#### What the task asks
Set down the data below from its first line to the line holding "from matplotlib.patches import Rectangle", inclusive; omit all pictures.
= = = = =
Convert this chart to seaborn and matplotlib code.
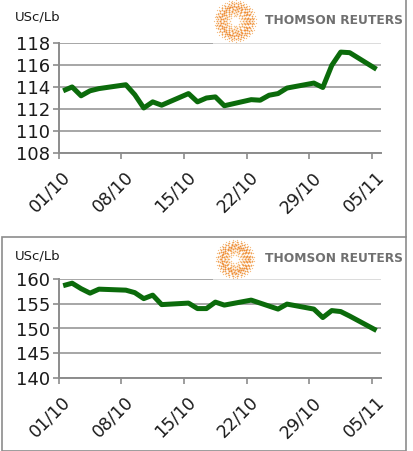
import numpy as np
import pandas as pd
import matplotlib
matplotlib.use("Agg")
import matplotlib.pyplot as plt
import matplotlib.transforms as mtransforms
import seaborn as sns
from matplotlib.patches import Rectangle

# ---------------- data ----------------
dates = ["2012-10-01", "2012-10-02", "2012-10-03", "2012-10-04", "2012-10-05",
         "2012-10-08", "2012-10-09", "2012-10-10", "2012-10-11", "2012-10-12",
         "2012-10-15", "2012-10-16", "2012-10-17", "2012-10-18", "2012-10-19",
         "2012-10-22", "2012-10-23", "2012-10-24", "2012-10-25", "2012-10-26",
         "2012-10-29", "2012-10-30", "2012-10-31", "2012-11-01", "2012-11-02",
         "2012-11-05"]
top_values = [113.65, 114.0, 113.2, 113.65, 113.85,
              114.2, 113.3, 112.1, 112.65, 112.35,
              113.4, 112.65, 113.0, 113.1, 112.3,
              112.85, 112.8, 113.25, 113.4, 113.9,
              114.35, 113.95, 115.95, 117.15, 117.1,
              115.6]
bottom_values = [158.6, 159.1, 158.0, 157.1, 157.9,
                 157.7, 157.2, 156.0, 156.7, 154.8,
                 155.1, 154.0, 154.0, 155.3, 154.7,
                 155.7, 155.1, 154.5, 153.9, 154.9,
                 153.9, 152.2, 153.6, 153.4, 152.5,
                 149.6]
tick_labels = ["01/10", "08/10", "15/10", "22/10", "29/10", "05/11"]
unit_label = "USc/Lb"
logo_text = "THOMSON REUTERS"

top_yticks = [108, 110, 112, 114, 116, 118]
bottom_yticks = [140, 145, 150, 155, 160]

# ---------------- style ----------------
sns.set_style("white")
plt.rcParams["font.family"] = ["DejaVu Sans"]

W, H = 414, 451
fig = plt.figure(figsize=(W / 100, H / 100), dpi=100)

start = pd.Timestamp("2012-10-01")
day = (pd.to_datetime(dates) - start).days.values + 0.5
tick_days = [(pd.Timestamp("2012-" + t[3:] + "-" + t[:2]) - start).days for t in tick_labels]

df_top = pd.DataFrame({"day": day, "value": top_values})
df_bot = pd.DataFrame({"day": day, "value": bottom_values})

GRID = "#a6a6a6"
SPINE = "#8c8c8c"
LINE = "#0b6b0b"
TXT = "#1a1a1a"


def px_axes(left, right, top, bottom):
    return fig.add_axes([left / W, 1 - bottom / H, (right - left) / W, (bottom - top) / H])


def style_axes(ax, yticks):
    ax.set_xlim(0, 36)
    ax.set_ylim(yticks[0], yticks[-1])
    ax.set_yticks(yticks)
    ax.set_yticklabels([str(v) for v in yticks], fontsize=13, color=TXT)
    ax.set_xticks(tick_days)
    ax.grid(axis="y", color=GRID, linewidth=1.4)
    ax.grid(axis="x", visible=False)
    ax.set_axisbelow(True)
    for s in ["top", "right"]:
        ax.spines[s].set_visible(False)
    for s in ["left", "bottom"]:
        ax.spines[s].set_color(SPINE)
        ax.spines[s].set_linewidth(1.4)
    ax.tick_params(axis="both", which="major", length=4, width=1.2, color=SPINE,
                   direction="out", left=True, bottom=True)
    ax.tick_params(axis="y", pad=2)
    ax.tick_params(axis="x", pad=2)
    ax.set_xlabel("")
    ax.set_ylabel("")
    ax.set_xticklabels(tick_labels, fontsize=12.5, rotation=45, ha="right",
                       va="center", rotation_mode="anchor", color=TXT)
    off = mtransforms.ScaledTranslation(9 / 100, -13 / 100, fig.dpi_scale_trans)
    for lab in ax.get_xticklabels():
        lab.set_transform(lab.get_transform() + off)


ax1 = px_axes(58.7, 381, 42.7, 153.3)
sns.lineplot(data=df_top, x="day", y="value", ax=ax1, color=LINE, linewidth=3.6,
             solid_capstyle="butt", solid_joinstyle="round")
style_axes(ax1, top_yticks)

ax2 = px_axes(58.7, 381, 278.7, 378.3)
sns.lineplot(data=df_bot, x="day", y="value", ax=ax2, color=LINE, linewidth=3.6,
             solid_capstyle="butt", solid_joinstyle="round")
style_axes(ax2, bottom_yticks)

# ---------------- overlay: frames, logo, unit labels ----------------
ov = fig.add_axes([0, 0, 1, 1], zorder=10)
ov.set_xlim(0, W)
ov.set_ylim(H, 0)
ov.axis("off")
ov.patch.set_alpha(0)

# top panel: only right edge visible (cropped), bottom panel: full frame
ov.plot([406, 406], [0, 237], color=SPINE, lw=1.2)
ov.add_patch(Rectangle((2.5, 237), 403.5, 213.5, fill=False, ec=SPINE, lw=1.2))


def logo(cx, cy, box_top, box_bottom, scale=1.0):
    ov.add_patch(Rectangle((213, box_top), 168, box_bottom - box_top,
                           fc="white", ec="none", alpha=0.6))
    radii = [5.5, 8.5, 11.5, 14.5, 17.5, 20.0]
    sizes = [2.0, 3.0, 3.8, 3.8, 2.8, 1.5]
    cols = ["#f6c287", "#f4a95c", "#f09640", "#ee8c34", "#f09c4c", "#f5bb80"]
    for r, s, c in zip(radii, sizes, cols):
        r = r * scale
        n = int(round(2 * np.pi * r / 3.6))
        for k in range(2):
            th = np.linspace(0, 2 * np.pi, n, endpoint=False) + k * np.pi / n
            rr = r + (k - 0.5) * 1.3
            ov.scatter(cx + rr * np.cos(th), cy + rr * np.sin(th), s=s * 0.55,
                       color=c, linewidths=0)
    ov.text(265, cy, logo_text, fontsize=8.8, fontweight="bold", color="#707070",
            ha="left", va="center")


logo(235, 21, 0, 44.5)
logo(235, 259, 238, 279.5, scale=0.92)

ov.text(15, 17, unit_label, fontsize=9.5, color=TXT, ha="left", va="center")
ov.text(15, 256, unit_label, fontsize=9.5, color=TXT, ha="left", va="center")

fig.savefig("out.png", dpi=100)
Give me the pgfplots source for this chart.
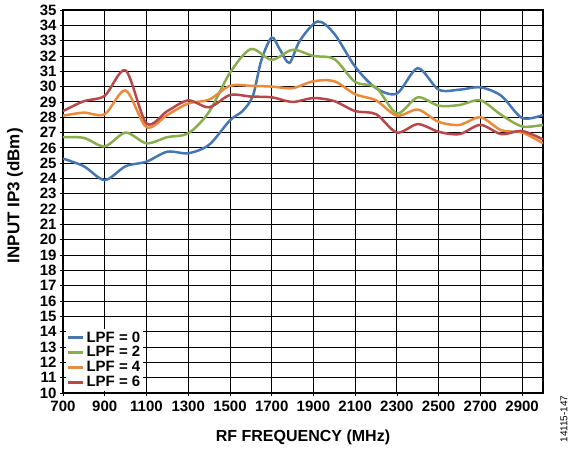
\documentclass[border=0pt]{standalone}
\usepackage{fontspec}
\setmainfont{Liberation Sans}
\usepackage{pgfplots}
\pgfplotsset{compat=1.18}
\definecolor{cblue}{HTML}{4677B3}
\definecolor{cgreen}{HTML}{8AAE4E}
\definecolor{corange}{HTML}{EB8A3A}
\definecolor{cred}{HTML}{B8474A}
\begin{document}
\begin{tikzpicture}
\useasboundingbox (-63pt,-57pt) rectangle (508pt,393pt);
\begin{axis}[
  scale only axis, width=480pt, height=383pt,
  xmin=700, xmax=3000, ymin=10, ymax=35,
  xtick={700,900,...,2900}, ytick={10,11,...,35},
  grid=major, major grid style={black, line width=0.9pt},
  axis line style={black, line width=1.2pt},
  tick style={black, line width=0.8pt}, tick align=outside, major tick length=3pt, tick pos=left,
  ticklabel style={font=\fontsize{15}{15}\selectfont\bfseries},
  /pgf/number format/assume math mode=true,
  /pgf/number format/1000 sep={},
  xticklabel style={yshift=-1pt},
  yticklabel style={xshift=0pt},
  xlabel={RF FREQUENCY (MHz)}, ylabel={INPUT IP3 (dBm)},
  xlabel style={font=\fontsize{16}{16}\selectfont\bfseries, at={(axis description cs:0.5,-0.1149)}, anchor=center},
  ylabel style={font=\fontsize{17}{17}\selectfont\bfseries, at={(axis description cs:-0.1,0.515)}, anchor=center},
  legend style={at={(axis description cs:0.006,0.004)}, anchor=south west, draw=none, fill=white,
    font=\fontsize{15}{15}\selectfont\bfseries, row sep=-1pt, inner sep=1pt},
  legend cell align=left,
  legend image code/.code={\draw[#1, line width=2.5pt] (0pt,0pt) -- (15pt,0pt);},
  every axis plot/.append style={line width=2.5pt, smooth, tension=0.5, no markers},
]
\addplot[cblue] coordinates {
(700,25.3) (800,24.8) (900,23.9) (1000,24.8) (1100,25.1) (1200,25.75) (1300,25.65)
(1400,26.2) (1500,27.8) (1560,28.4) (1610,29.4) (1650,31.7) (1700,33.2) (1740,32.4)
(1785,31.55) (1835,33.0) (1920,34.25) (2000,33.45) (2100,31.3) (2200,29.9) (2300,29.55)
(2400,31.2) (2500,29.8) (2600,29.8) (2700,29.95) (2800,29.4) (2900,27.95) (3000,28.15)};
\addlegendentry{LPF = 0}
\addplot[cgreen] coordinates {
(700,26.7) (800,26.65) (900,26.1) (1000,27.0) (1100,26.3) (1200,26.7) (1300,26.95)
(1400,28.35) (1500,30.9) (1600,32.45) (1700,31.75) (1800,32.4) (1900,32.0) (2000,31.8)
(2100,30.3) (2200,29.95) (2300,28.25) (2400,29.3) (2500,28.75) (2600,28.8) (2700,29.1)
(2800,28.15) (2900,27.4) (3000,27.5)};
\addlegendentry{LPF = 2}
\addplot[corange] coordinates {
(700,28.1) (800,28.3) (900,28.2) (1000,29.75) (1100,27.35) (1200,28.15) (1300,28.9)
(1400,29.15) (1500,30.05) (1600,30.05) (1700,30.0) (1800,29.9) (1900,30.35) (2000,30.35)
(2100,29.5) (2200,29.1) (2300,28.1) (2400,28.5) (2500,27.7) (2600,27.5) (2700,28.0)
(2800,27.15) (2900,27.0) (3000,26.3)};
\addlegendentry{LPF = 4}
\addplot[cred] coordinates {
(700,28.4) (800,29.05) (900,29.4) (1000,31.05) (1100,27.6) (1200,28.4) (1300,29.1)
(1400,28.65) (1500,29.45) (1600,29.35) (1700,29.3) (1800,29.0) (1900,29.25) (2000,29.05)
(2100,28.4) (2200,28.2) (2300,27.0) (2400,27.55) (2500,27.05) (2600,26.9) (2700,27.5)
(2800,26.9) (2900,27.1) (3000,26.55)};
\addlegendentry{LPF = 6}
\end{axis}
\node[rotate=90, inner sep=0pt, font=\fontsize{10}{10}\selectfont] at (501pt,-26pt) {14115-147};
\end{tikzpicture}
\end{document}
= = = = =
#### Exercise answer
Convert this chart to seaborn and matplotlib code.
import numpy as np
import pandas as pd
import matplotlib
matplotlib.use("Agg")
import matplotlib.pyplot as plt
import matplotlib.transforms as mtransforms
import seaborn as sns
from matplotlib.patches import Rectangle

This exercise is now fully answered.